Advice from Canadian Red Cross
We interviewed Janine Bain, Program Representative for First Aid at Canadian Red Cross. This organization offers a babysitting course for youth age 11 to 15. The course provides basic CPR training and caregiving skills. In order to pass, students must obtain 75% or more on the written exam, demonstrate the new skills taught in the course and attend every class. Those who pass are issued a qualified babysitter certification which they can then reference when searching for babysitting opportunities. Parents often enroll their own children so that they can offer higher quality care when caring for their younger siblings. We asked Janine a few key questions about how to find a great babysitter.
Q: Who teaches your Babysitting Course?
A: Our teachers are very well-trained facilitators who are certified in First Aid and who have a strong teaching background.
Q: What is your advice to parents seeking a great babysitter?
A: You want to interview or get to know your candidate whenever possible. Ask if they’ve done a course or have references. You want to ensure that they are respectful and understand the house rules, have an understanding of safe environments and a clear understanding of how to handle an emergency (who to call first etc). Invite them over before hiring them to meet and interact with your child, then ask yourself if it seems that they understand proper play time and if they are interested and engaged in the role. Finding a great candidate works for everyone involved. The parents, the child and the babysitter are all happier. Part of our course ensures that these skills and tendencies are in place.
Q: What do you feel are the most important qualities in a good babysitter?

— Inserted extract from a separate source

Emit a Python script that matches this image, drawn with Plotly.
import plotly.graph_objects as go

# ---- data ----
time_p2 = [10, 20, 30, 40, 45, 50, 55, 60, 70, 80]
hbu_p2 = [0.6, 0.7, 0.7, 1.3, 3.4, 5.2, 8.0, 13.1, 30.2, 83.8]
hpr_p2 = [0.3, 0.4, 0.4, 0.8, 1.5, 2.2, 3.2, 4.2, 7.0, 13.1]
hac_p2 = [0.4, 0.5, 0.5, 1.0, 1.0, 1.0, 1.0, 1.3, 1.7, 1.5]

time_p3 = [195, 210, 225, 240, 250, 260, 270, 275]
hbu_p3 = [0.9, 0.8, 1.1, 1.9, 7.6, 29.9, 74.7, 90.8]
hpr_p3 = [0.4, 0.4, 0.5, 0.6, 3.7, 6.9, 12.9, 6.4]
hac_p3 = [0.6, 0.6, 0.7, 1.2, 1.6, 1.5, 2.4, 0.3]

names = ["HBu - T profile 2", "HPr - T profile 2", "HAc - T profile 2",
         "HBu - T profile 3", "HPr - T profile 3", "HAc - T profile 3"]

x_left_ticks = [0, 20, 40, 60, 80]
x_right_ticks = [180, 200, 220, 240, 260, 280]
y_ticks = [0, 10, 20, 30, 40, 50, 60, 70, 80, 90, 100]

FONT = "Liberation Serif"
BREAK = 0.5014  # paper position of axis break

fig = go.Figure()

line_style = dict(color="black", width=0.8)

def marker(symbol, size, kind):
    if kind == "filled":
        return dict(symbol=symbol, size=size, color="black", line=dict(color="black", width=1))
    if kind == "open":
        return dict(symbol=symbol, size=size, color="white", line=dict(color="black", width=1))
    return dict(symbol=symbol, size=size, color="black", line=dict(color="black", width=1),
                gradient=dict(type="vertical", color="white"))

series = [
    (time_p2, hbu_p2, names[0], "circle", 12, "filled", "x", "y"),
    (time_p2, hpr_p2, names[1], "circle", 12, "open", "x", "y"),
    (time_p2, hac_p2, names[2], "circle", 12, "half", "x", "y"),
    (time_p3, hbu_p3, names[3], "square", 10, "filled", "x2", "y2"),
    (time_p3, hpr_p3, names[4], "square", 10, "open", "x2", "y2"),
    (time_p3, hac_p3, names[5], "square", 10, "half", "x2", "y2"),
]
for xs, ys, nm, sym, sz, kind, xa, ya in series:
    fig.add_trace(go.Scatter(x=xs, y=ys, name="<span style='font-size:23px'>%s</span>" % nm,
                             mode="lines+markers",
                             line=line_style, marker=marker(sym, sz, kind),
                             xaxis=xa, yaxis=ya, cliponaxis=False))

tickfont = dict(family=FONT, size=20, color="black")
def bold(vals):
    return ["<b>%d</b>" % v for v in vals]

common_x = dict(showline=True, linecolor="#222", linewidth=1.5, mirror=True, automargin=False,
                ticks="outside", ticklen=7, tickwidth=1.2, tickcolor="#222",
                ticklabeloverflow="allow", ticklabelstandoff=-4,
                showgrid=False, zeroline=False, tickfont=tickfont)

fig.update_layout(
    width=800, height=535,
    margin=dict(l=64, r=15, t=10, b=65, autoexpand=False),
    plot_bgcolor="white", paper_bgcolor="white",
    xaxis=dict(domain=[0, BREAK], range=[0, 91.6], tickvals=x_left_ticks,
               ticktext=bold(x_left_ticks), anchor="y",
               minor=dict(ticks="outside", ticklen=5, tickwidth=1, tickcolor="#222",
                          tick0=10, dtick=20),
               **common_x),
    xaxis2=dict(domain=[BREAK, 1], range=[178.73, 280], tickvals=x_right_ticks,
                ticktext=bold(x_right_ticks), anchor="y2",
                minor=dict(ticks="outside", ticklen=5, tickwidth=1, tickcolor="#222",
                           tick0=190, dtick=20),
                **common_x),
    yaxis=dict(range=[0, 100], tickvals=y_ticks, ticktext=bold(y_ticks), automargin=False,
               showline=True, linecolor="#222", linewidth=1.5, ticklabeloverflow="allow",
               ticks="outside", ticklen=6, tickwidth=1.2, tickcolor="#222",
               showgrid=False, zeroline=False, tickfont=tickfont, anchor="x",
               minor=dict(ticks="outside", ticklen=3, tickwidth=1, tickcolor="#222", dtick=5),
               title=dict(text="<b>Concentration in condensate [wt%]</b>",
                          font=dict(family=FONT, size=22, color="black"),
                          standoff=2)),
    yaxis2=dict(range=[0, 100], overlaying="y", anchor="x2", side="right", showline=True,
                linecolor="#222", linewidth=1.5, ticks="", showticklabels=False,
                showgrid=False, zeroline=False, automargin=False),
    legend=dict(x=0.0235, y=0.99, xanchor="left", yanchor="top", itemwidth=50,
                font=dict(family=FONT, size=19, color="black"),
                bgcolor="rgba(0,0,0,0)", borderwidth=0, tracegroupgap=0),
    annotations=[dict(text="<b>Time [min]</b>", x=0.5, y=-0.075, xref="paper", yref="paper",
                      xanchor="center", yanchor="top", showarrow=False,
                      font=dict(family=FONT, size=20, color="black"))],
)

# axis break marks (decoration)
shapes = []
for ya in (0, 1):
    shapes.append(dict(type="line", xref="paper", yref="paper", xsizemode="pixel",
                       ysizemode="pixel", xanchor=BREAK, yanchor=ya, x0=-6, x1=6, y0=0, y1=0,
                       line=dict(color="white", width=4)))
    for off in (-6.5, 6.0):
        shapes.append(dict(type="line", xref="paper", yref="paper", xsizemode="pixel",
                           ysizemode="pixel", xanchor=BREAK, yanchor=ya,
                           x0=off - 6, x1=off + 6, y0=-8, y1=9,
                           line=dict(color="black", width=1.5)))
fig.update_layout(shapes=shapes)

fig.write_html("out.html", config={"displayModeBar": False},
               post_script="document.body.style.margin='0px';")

A: A good babysitter needs to be positive, invested, engaged, enthusiastic and aware of their environment. They’re reliable, on time, available and respectful. All of these skills apply to those hiring an employee in any field. You want a babysitter who gets to know your child, is comfortable with your child and can lead your child through fun activities in your absence.

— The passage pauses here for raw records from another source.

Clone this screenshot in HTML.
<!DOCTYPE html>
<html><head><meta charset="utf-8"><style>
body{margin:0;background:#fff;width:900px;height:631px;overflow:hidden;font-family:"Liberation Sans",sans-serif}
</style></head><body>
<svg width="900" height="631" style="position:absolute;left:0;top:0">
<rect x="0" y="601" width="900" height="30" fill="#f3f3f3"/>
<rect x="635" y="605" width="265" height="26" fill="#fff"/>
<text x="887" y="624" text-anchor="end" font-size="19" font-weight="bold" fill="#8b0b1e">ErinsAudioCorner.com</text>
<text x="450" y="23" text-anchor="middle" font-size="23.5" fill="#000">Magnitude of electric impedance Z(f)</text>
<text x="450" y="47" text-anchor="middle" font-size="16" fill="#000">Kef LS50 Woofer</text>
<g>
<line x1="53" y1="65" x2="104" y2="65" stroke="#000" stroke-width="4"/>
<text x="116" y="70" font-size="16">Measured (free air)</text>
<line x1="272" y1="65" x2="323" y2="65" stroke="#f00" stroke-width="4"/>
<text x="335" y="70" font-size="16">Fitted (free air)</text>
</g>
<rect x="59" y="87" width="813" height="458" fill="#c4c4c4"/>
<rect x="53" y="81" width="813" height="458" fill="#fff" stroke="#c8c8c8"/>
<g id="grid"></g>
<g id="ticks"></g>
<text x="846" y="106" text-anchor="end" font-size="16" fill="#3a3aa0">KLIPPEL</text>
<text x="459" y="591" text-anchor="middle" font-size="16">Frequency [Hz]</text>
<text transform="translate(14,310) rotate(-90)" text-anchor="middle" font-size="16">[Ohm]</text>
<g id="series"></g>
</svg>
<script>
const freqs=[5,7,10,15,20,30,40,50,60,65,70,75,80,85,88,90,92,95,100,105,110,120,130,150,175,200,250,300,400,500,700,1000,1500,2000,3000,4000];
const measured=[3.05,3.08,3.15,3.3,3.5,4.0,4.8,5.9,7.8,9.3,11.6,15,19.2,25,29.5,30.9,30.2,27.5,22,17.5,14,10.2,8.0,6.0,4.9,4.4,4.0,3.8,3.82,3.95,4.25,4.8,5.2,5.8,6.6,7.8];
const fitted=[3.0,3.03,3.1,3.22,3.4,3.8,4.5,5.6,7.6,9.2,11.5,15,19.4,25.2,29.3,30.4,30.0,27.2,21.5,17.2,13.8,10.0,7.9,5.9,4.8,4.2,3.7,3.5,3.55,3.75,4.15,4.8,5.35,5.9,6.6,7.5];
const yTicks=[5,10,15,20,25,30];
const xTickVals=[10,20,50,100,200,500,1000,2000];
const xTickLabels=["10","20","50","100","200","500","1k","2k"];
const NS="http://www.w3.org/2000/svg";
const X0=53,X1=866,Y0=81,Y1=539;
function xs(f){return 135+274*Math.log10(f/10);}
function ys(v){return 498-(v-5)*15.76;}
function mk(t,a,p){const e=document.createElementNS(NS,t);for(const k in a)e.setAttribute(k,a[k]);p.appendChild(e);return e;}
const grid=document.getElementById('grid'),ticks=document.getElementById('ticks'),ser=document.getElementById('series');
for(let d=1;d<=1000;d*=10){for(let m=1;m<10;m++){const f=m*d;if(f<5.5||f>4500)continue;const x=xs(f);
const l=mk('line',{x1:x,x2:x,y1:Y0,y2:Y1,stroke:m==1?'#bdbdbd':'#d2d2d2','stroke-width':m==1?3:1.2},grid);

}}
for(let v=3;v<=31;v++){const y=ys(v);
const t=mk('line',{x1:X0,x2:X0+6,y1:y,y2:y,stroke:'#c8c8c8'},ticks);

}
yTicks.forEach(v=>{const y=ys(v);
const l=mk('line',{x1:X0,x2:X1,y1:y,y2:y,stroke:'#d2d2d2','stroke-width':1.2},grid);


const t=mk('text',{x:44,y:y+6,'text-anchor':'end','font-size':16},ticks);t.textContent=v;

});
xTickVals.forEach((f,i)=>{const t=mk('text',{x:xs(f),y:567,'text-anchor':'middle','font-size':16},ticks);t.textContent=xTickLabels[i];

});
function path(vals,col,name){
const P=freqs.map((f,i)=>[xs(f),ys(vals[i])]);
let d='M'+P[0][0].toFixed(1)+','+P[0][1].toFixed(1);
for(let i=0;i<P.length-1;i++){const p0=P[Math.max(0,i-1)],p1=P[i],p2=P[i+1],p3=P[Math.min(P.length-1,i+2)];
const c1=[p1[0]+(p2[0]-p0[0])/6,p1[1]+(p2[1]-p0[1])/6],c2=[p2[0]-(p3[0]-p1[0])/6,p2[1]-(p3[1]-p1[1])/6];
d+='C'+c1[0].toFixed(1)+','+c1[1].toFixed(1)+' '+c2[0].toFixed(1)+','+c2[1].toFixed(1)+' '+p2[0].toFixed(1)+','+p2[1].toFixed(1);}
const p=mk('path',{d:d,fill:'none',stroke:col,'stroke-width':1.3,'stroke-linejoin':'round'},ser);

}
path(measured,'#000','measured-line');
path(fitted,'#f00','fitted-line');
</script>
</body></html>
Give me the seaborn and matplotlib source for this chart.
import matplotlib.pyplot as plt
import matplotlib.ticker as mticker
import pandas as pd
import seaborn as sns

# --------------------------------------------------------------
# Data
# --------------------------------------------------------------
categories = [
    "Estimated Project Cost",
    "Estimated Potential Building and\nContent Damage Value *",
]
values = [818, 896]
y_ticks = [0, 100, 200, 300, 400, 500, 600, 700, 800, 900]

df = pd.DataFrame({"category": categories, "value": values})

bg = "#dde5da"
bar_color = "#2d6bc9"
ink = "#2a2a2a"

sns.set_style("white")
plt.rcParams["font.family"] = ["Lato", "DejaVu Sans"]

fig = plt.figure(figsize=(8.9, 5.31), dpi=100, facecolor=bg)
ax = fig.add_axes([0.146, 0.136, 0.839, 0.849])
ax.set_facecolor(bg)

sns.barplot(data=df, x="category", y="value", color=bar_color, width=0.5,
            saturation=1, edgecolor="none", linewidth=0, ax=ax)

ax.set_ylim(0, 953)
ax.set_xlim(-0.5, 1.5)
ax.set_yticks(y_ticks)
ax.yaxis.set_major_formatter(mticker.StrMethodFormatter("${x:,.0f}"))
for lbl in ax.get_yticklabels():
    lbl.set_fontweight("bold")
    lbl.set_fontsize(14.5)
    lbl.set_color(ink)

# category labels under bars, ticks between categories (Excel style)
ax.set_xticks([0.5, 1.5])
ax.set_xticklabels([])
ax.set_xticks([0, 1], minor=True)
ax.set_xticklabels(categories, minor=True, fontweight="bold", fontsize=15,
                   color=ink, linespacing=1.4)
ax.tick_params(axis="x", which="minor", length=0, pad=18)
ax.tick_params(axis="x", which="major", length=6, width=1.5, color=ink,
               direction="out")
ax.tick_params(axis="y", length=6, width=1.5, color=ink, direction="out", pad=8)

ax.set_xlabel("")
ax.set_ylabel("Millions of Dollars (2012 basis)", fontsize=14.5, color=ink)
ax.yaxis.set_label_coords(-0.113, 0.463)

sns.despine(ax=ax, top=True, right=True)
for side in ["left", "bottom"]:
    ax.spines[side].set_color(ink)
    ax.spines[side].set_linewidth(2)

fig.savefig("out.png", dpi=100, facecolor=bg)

Watching small children necessitates certain skills in the babysitter. Be aware of your babysitter’s experience and ability to properly care for children in your child’s age group.
Q: Do you recommend taking any special precautions when hiring a stranger?

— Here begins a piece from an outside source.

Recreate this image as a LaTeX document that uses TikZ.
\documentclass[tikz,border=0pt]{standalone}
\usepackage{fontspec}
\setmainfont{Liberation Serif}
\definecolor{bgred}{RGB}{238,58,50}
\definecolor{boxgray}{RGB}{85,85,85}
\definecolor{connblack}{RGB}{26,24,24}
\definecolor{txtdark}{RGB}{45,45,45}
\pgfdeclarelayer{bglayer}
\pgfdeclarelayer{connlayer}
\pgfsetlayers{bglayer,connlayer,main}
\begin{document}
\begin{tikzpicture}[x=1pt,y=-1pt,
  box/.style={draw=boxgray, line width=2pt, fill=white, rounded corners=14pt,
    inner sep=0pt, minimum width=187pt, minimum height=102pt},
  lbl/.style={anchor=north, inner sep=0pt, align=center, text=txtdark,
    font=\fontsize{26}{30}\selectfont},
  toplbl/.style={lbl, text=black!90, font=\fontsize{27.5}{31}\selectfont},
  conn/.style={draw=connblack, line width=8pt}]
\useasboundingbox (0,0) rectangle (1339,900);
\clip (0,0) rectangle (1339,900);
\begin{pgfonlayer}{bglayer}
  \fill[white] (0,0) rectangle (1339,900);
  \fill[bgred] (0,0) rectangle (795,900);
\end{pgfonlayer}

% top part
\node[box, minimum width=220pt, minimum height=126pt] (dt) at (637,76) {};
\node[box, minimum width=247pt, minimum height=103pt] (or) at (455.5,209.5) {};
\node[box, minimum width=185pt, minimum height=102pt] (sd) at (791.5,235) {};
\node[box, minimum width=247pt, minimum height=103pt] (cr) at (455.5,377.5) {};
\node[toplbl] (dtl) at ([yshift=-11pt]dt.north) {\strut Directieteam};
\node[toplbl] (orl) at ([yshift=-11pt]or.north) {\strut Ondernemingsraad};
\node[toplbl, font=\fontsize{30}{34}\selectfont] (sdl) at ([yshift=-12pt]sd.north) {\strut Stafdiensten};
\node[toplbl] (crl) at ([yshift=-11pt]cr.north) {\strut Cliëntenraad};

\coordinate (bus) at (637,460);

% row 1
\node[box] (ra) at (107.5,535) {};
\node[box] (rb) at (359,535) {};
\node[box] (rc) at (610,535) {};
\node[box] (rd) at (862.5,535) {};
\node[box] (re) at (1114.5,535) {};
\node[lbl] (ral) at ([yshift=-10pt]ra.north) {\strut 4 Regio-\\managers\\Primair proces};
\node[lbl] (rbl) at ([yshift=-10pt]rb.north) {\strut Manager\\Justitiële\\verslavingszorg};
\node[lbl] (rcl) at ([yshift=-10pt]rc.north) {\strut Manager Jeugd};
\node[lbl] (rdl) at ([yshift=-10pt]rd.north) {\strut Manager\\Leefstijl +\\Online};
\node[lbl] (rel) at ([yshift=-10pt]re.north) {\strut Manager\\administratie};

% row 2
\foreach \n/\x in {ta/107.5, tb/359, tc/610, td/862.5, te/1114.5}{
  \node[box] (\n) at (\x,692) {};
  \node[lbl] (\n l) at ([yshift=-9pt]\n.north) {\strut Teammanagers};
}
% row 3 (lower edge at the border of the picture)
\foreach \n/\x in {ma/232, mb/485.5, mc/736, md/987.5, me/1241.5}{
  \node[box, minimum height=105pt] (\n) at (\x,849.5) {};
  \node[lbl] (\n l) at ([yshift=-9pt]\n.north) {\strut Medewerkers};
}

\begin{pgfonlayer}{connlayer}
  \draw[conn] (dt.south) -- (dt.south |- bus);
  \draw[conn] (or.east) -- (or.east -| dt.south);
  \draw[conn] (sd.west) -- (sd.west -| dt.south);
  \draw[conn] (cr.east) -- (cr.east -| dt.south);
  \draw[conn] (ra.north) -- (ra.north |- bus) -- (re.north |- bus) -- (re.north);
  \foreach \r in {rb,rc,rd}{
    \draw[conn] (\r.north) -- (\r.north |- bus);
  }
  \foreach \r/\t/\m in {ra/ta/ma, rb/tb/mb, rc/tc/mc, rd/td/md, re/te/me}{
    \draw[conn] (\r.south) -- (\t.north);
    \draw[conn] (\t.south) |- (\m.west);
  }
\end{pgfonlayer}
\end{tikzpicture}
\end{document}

A: Reference checks are essential. Do some background work to ensure you are comfortable with that person and feel that that person will be suitable for your home. Word of mouth is a great thing. References from friends and family are a good place to start. Have the candidate provide a resume if they are able to. Putting together a resume is part of our youth babysitting program and a valuable skill for the youth we train.
The Nanny Diaries (2007).
Picture from IMDB.
Q: Is there any way a parent can feel more secure the first time using a new babysitter or service?
A: Doing your homework first can put you at ease. Check references. Meet the person in advance of the babysitting session. You have to be trusting to a certain extent, but researching these things beforehand can offer peace of mind. Consider introducing your child to the babysitter beforehand. I personally asked for recommendations from other parents I knew. I then asked those candidates if they had training or certifications. I took the time to get a sense of their previous experience and that overall made me much more comfortable the first time around.
We found that our three very different interviewees touched on a lot of common ground. We now know the value of doing your research, checking references, using word of mouth to your advantage and supervising the first interaction with your child and potential babysitter. We wish you the best of luck when hiring a babysitter. We are confident that these great insider tips and resources will help you find the ideal candidate, and don’t forget that a good gut feeling never hurts.